British-based charity Survivors Fund (SURF), which represents and supports survivors of the Rwandan genocide, called on the international community to do more to prevent the use of sexual violence as a weapon of war to mark today’s UN International Day for the Elimination of Violence against Women.
It is estimated that over 25,000 women in Rwanda were raped and deliberately infected by HIV+ genocidaires in a systematic programme of sexual violence during the 1994 genocide, to ensure that they survived only to die a slow death from AIDS. Sexual violence and HIV/AIDS is now being used as a weapon of war in Darfur, as women again are being targeted in the genocidal campaign that is still ongoing.
Survivors Fund Founder and Director Mary Kayitesi Blewitt said on the appeal: “As seen in Rwanda, and now in Darfur, sexual violence and HIV/AIDS is increasingly being exploited as a weapon of war. The international community, so silent and inactive during the genocide in Rwanda when 1 million people were killed in just 100 days, remains indecisive as to what action to take to protect the women of Darfur.

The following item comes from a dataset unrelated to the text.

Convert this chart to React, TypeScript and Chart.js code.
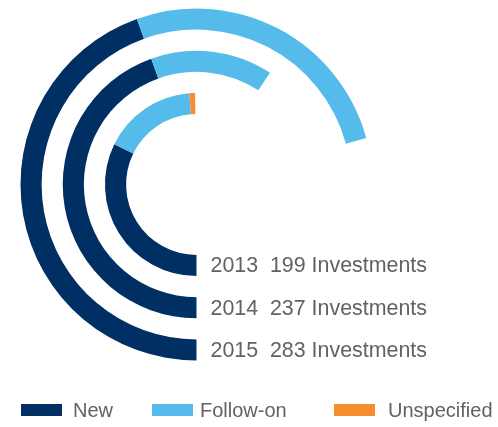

It must take responsibility, and learn the lessons of 1994 and ensure that women at risk are protected from the threat and action of sexual violence.”
On 7th December, the First Lady of Rwanda, Mrs Jeanette Kagame, will formally launch the Survivors Fund programme, funded by the Department for International Development, to provide 2500 women survivors raped and infected with HIV in 1994 with antiretroviral treatment. The support is timely, as this most vulnerable group of survivors has been decimated through premature death from AIDS related illness.
But survivors now face the renewed threat of sexual violence, as well as death, from the very men who raped them and killed their families, as genocidaires are released back into the community. The country no longer has the resource to continue to keep these men incarcerated, and so by admitting guilt at a local gacaca (community-based) trial they are now free.